Objective: Alosetron is indicated for women with chronic, severe diarrhea-predominant IBS (d-IBS) who have not responded adequately to conventional therapy. Constipation is the most common adverse event with alosetron treatment. Multiple dosing regimens were assessed in a randomized, double-blind, placebo-controlled study (S3B30040) to determine efficacy, tolerability, and evaluate constipation rate.
Methods: 705 women with severe d-IBS were randomized to placebo, alosetron 0.5 mg once daily, 1 mg once daily, or 1 mg twice daily for 12 wk. The primary end point was the proportion of week 12 responders (patients with moderate or substantial improvement in IBS symptoms) on the 7-point Likert Global Improvement Scale (GIS). Secondary end points were average rate of adequate relief of IBS pain and discomfort, and bowel symptom improvements.

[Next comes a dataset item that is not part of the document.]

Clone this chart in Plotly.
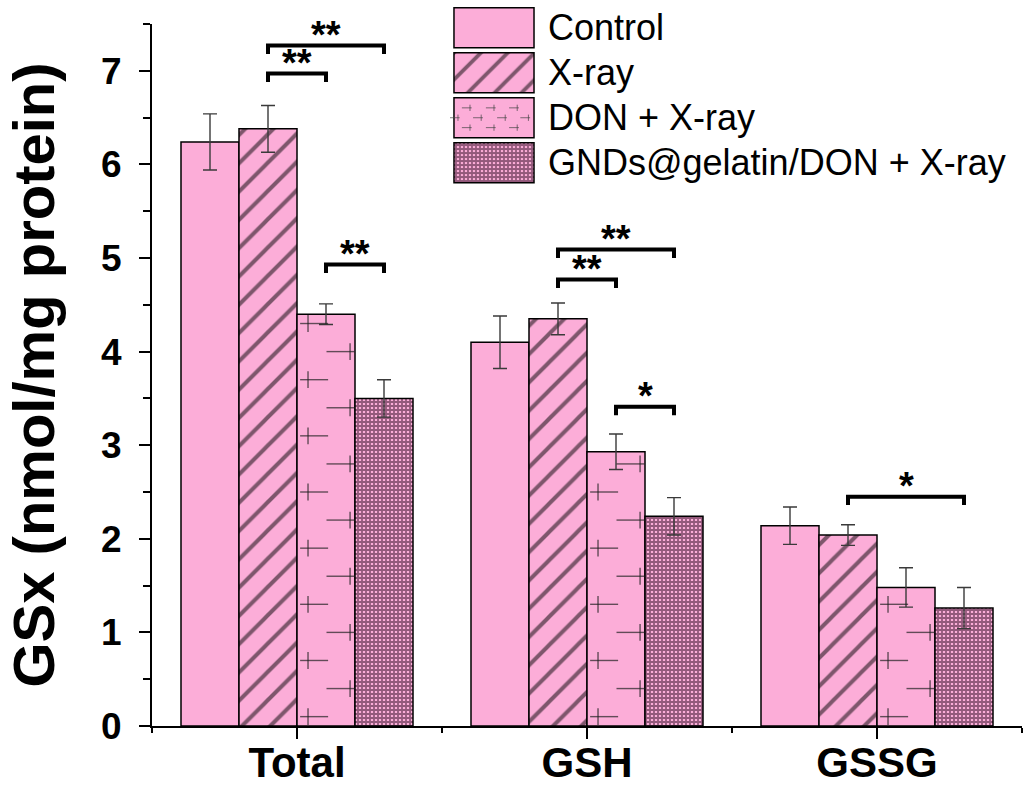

Results: The proportion of GIS responders at week 12 (primary time point) was significantly greater in all alosetron groups compared with placebo (54/176 [30.7%], 90/177 [50.8%], 84/175 [48%], and 76/177 [42.9%] for placebo, 0.5, 1 mg once daily, and 1 mg twice daily alosetron groups, respectively; P< or = 0.02). Results were similar for the average adequate relief rate (treatment effects > or =12%, P< or = 0.038). Bowel symptoms were improved in all alosetron groups. Constipation was the most common adverse event (9%, 16%, and 19% patients in the 0.5 mg, 1 mg once daily, and 1 mg twice daily groups, respectively). One event of intestinal obstruction and one of ischemic colitis occurred in the 0.5 mg group, and one event of fecal impaction occurred in the 1 mg twice-daily group. All were self-limited and resolved without sequelae.
Conclusion: Alosetron 0.5 mg and 1 mg once daily as well as 1 mg twice daily are effective in providing global improvement in IBS symptoms, adequate relief of IBS pain and discomfort, and improvement in bowel symptoms in women with severe d-IBS. Lower dosing regimens resulted in a decreased constipation rate.